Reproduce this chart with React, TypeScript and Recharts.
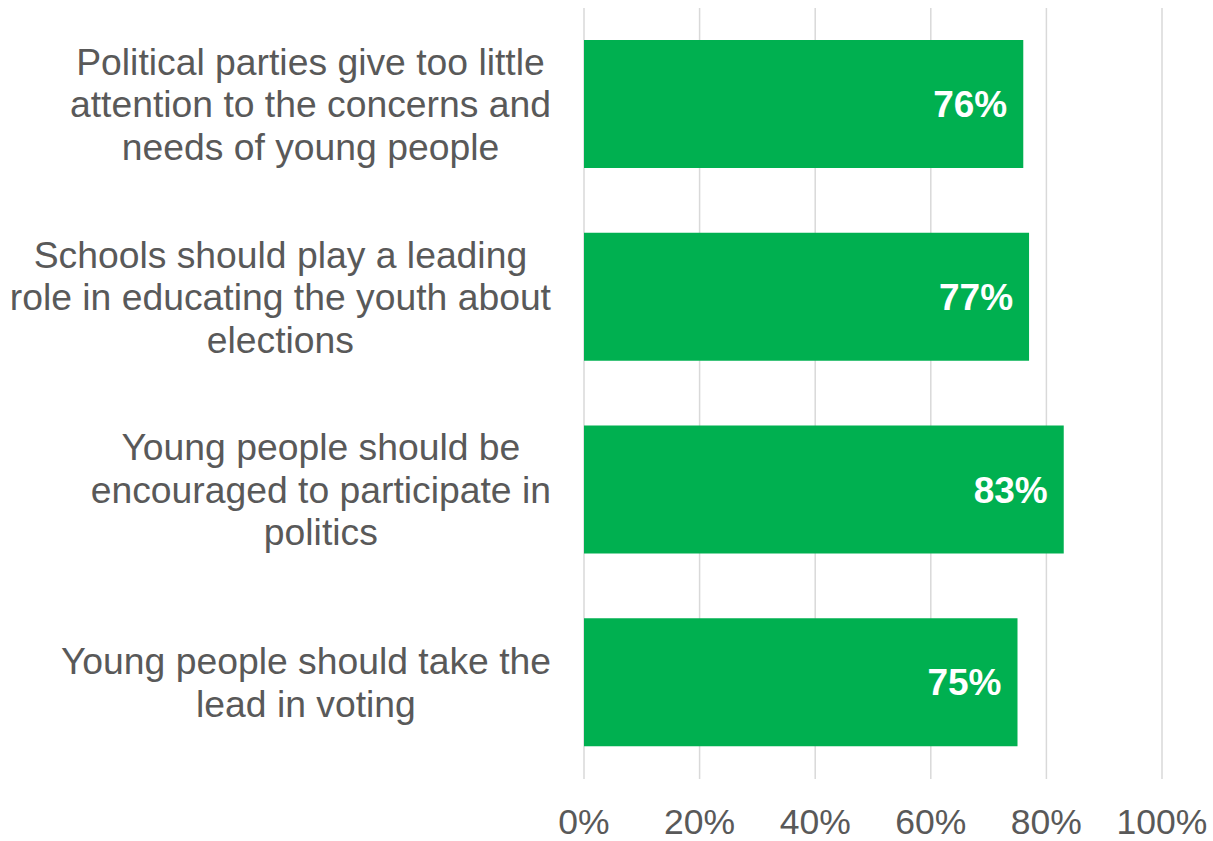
import React from 'react';
import { BarChart, Bar, XAxis, YAxis, CartesianGrid, LabelList } from 'recharts';

const statements = [
  'Political parties give too little\nattention to the concerns and\nneeds of young people',
  'Schools should play a leading\nrole in educating the youth about\nelections',
  'Young people should be\nencouraged to participate in\npolitics',
  'Young people should take the\nlead in voting',
];
const agreeShare = [76, 77, 83, 75];
const pctTicks = [0, 20, 40, 60, 80, 100];

const FONT = '"Liberation Sans", Arial, sans-serif';
const TEXT = '#595959';
const CAT_SIZE = 37.3;

const data = statements.map((s, i) => ({ name: s, value: agreeShare[i] }));

let ctx: CanvasRenderingContext2D | null = null;
function measure(t: string) {
  if (!ctx) ctx = document.createElement('canvas').getContext('2d');
  if (!ctx) return t.length * 18;
  ctx.font = `${CAT_SIZE}px ${FONT}`;
  return ctx.measureText(t).width;
}

// wrapped label block, widest line right-aligned near the axis
function StatementTick(props: any) {
  const { x, y, payload } = props;
  const lines: string[] = String(payload.value).split('\n');
  const widest = Math.max(...lines.map(measure));
  const cx = x - widest / 2;
  const lh = 42.5;
  const startY = y - ((lines.length - 1) * lh) / 2;
  return (
    <text x={cx} y={startY} textAnchor="middle" fill={TEXT} fontSize={CAT_SIZE} fontFamily={FONT}>
      {lines.map((l, i) => (
        <tspan key={i} x={cx} y={startY + i * lh} dy="0.35em">{l}</tspan>
      ))}
    </text>
  );
}

export default function App() {
  return (
    <div>
      <style>{`body{margin:0}`}</style>
      <BarChart
        width={1213}
        height={841}
        data={data}
        layout="vertical"
        margin={{ top: 8, right: 51, left: 0, bottom: 0 }}
        barSize={128}
      >
        <CartesianGrid horizontal={false} stroke="#d9d9d9" strokeWidth={1.5} />
        <XAxis
          type="number"
          domain={[0, 100]}
          ticks={pctTicks}
          tickFormatter={(v) => `${v}%`}
          axisLine={false}
          tickLine={false}
          tickSize={0}
          tickMargin={30}
          height={62}
          interval={0}
          tick={{ fill: TEXT, fontSize: 35.5, fontFamily: FONT }}
        />
        <YAxis
          type="category"
          dataKey="name"
          width={584}
          axisLine={false}
          tickLine={false}
          tickSize={0}
          tickMargin={33}
          interval={0}
          tick={<StatementTick />}
        />
        <Bar dataKey="value" fill="#00B050" isAnimationActive={false}>
          <LabelList
            dataKey="value"
            position="insideRight"
            offset={16}
            formatter={(v: any) => `${v}%`}
            fill="#ffffff"
            fontSize={37}
            fontWeight="bold"
            fontFamily={FONT}
          />
        </Bar>
      </BarChart>
    </div>
  );
}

GOAL
Omit each picture, then return all of the listing exactly as it stands.

ANSWER TO THIS EXERCISE
Reproduce this chart with React, TypeScript and Recharts.
import React from 'react';
import { BarChart, Bar, XAxis, YAxis, CartesianGrid, LabelList } from 'recharts';

const statements = [
  'Political parties give too little\nattention to the concerns and\nneeds of young people',
  'Schools should play a leading\nrole in educating the youth about\nelections',
  'Young people should be\nencouraged to participate in\npolitics',
  'Young people should take the\nlead in voting',
];
const agreeShare = [76, 77, 83, 75];
const pctTicks = [0, 20, 40, 60, 80, 100];

const FONT = '"Liberation Sans", Arial, sans-serif';
const TEXT = '#595959';
const CAT_SIZE = 37.3;

const data = statements.map((s, i) => ({ name: s, value: agreeShare[i] }));

let ctx: CanvasRenderingContext2D | null = null;
function measure(t: string) {
  if (!ctx) ctx = document.createElement('canvas').getContext('2d');
  if (!ctx) return t.length * 18;
  ctx.font = `${CAT_SIZE}px ${FONT}`;
  return ctx.measureText(t).width;
}

// wrapped label block, widest line right-aligned near the axis
function StatementTick(props: any) {
  const { x, y, payload } = props;
  const lines: string[] = String(payload.value).split('\n');
  const widest = Math.max(...lines.map(measure));
  const cx = x - widest / 2;
  const lh = 42.5;
  const startY = y - ((lines.length - 1) * lh) / 2;
  return (
    <text x={cx} y={startY} textAnchor="middle" fill={TEXT} fontSize={CAT_SIZE} fontFamily={FONT}>
      {lines.map((l, i) => (
        <tspan key={i} x={cx} y={startY + i * lh} dy="0.35em">{l}</tspan>
      ))}
    </text>
  );
}

export default function App() {
  return (
    <div>
      <style>{`body{margin:0}`}</style>
      <BarChart
        width={1213}
        height={841}
        data={data}
        layout="vertical"
        margin={{ top: 8, right: 51, left: 0, bottom: 0 }}
        barSize={128}
      >
        <CartesianGrid horizontal={false} stroke="#d9d9d9" strokeWidth={1.5} />
        <XAxis
          type="number"
          domain={[0, 100]}
          ticks={pctTicks}
          tickFormatter={(v) => `${v}%`}
          axisLine={false}
          tickLine={false}
          tickSize={0}
          tickMargin={30}
          height={62}
          interval={0}
          tick={{ fill: TEXT, fontSize: 35.5, fontFamily: FONT }}
        />
        <YAxis
          type="category"
          dataKey="name"
          width={584}
          axisLine={false}
          tickLine={false}
          tickSize={0}
          tickMargin={33}
          interval={0}
          tick={<StatementTick />}
        />
        <Bar dataKey="value" fill="#00B050" isAnimationActive={false}>
          <LabelList
            dataKey="value"
            position="insideRight"
            offset={16}
            formatter={(v: any) => `${v}%`}
            fill="#ffffff"
            fontSize={37}
            fontWeight="bold"
            fontFamily={FONT}
          />
        </Bar>
      </BarChart>
    </div>
  );
}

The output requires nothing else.